As NBA players are making symbolic political statements on the court in response to Donald Sterling’s recorded racist rant, 1968 Olympian John Carlos’s name has been repeatedly referenced in columns and on social media. After all, it was the stand of John Carlos and Tommie Smith after their 200-meter race at the Mexico City Olympics that has become the go-to template for athletic protest over the last forty-five years. Many are using Carlos’s example to state authoritatively what the Clippers players should or should not have done before their playoff game last Sunday. Some folks are saying that if John Carlos were on the Clippers, they would have boycotted the game. Others have said that if John Carlos were there they would have sat on the floor or walked off the court after the opening tip. People have been talking about John Carlos as if it were a doctrinal “what would Jesus do?” kind of discussion. This was coupled with a series of moralistic articles—including this doozy from The New York Times—about all that the players should have done.

Meanwhile, here is John Carlos, 68 years young, living in Georgia, and it seemed like no one was actually asking him what he thinks. I called Dr. Carlos and, sure enough, he told me I was the first person to seek out this thoughts about Donald Sterling, the symbolic stand of the Clippers and even more

Like so many of us, he sounded weary at yet another instance of what Kareem Abdul Jabbar called “the latest in a long line of rich white celebrities to come out of the racist closet.”

“It’s just terrible we still have a situation like this, a world like this,” Carlos said. “It sheds light on where we are.”

With so many people comparing—negatively—the Clippers warm-up protest to his own radical stance in 1968, it might surprise people to know that he was impressed by their actions. “I think they made a statement that showed they couldn’t walk away and do nothing. They made their statement. They could only do so much because they had to come together collectively. Tommie [Smith] and I only had to agree with each other. They had to get twelve people on the same page and show that they as a team were going to act as one. That’s not easy and they should be commended for making their dissatisfaction clear.”
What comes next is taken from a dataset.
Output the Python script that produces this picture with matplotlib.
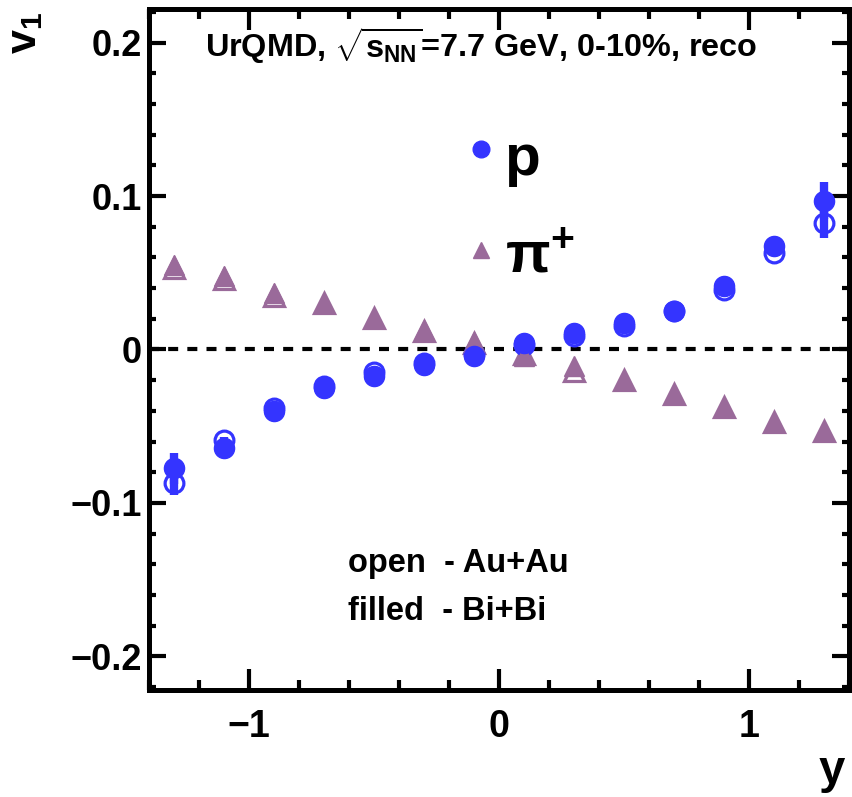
import numpy as np
import matplotlib
matplotlib.use("Agg")
import matplotlib.pyplot as plt
from matplotlib.ticker import MultipleLocator

plt.rcParams["font.family"] = ["Liberation Sans", "DejaVu Sans"]
plt.rcParams["font.weight"] = "bold"
plt.rcParams["mathtext.fontset"] = "custom"
plt.rcParams["mathtext.rm"] = "Liberation Sans:bold"
plt.rcParams["mathtext.it"] = "Liberation Sans:bold"
plt.rcParams["mathtext.bf"] = "Liberation Sans:bold"

# rapidity bins
y_bins = [-1.3, -1.1, -0.9, -0.7, -0.5, -0.3, -0.1, 0.1, 0.3, 0.5, 0.7, 0.9, 1.1, 1.3]

# protons
p_bibi = [-0.0775, -0.064, -0.040, -0.0248, -0.017, -0.0098, -0.0045,
          0.004, 0.011, 0.017, 0.0254, 0.0417, 0.0677, 0.097]
p_bibi_err = [0.010, 0.002, 0.002, 0.002, 0.002, 0.002, 0.002,
              0.002, 0.002, 0.002, 0.002, 0.002, 0.002, 0.012]
p_auau = [-0.087, -0.059, -0.038, -0.024, -0.015, -0.009, -0.003,
          0.003, 0.009, 0.0155, 0.0254, 0.0385, 0.063, 0.0827]
p_auau_err = [0.008, 0.002, 0.002, 0.002, 0.002, 0.002, 0.002,
              0.002, 0.002, 0.002, 0.002, 0.002, 0.002, 0.010]

# positive pions
pi_bibi = [0.0553, 0.048, 0.037, 0.030, 0.0208, 0.0124, 0.005,
           -0.004, -0.011, -0.0196, -0.0287, -0.0376, -0.0475, -0.0534]
pi_auau = [0.053, 0.046, 0.035, 0.030, 0.0205, 0.0122, 0.0045,
           -0.003, -0.014, -0.0196, -0.0287, -0.0376, -0.0475, -0.0534]

blue = "#3434ff"
purple = "#9a6a9a"

fig = plt.figure(figsize=(8.53, 7.97), dpi=100)
ax = fig.add_axes([0.1747, 0.1343, 0.8206, 0.8544])

ax.axhline(0, color="black", lw=3, dashes=(2.4, 2.2), zorder=1)

ax.errorbar(y_bins, p_auau, yerr=p_auau_err, fmt="o", ms=13.5, mfc="none",
            mec=blue, mew=2.3, ecolor=blue, elinewidth=6, capsize=0, zorder=3)
ax.errorbar(y_bins, p_bibi, yerr=p_bibi_err, fmt="o", ms=14.5, mfc=blue,
            mec=blue, ecolor=blue, elinewidth=6, capsize=0, zorder=4)
ax.plot(y_bins, pi_auau, "^", ms=14, mfc="none", mec=purple, mew=2.3, zorder=3)
ax.plot(y_bins, pi_bibi, "^", ms=14, mfc=purple, mec=purple, zorder=4)

ax.set_xlim(-1.4, 1.4)
ax.set_ylim(-0.222, 0.222)

ax.xaxis.set_minor_locator(MultipleLocator(0.2))
ax.yaxis.set_minor_locator(MultipleLocator(0.02))
ax.set_xticks([-1, 0, 1])
ax.set_xticklabels(["\u22121", "0", "1"], fontweight="bold")
ax.set_yticks([-0.2, -0.1, 0, 0.1, 0.2])
ax.set_yticklabels(["\u22120.2", "\u22120.1", "0", "0.1", "0.2"],
                   fontweight="bold")

for s in ax.spines.values():
    s.set_linewidth(3.6)
ax.tick_params(axis="both", which="both", direction="in", top=True, right=True,
               width=3)
ax.tick_params(axis="x", which="major", length=15, labelsize=27, pad=14)
ax.tick_params(axis="x", which="minor", length=7)
ax.tick_params(axis="y", which="major", length=12, labelsize=26, pad=5)
ax.tick_params(axis="y", which="minor", length=5)

fig.text(0.03, 0.985, "v$_{1}$", rotation=90, fontsize=31,
         fontweight="bold", ha="center", va="top")
fig.text(0.975, 0.005, "y", fontsize=34, fontweight="bold", ha="center",
         va="bottom")

ax.text(0.474, 0.9295, r"UrQMD, $\sqrt{s_{NN}}$=7.7 GeV, 0-10%, reco",
        transform=ax.transAxes, ha="center", va="baseline", fontsize=23.3,
        fontweight="bold")

ax.plot([0.474], [0.794], "o", ms=12, color=blue, transform=ax.transAxes)
ax.text(0.508, 0.756, "p", transform=ax.transAxes, fontsize=42,
        fontweight="bold", va="baseline")
ax.plot([0.474], [0.646], "^", ms=12, color=purple, transform=ax.transAxes)
ax.text(0.508, 0.614, "\u03c0$^{+}$", transform=ax.transAxes, fontsize=42,
        fontweight="bold", va="baseline")

ax.text(0.284, 0.173, "open  - Au+Au", transform=ax.transAxes, fontsize=23.5,
        fontweight="bold", va="baseline")
ax.text(0.284, 0.103, "filled  - Bi+Bi", transform=ax.transAxes, fontsize=23.5,
        fontweight="bold", va="baseline")

fig.savefig("out.png", dpi=100)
But, for John Carlos, what happens next is far more important than any symbolic protest. He called for a series of very specific actions by fans, players and the other NBA owners. “I don’t know how if you are a fan of this Clippers team, you can show up to these games and put money in this man’s pockets. He said he does not want you there if you look like me or my family. But a boycott is not just for fans who are black. It is all fans of conscience: black, brown and white. I know people are going to say, ‘You’re going there to support the players, not Sterling.’ But you have to know you are putting money in his pocket.”

As for the players on that team, Dr. Carlos said that they should say publicly, “We are going for it. We are going to try and win this championship. But whether we win or lose, we are going to be in that man’s office the day after the season ends and demand a trade. Every single one of us.”

Then there are the owners and Commissioner Adam Silver. “The new commissioner has sounded lawyerly and tentative. But let’s see if he moves decisively. I hope they have a clause where they can demand that he sell his team. You think about [former Cincinnati Reds owner] Marge Schott. The other baseball owners forced her out and that was some years ago. The deal is this. The NBA has to say there is no place for Donald Sterling. Short of that, they are sending the wrong message.”

John Carlos had one last thought that he wanted me to share as well. “Why aren’t people making a bigger deal about this man’s womanizing and the way he treats women? Look how Tiger Woods was treated [by the media] and look at Donald Sterling. He is getting a pass on that part of this, and I don’t like it.”

So to sum up, Dr. Carlos thinks the fans should boycott, the players should demand trades and the owners should take Sterling’s team. I think we perhaps can see why a lot of mainstream outlets have not asked for his thoughts. But these are certainly ideas that many people both inside and outside the NBA share.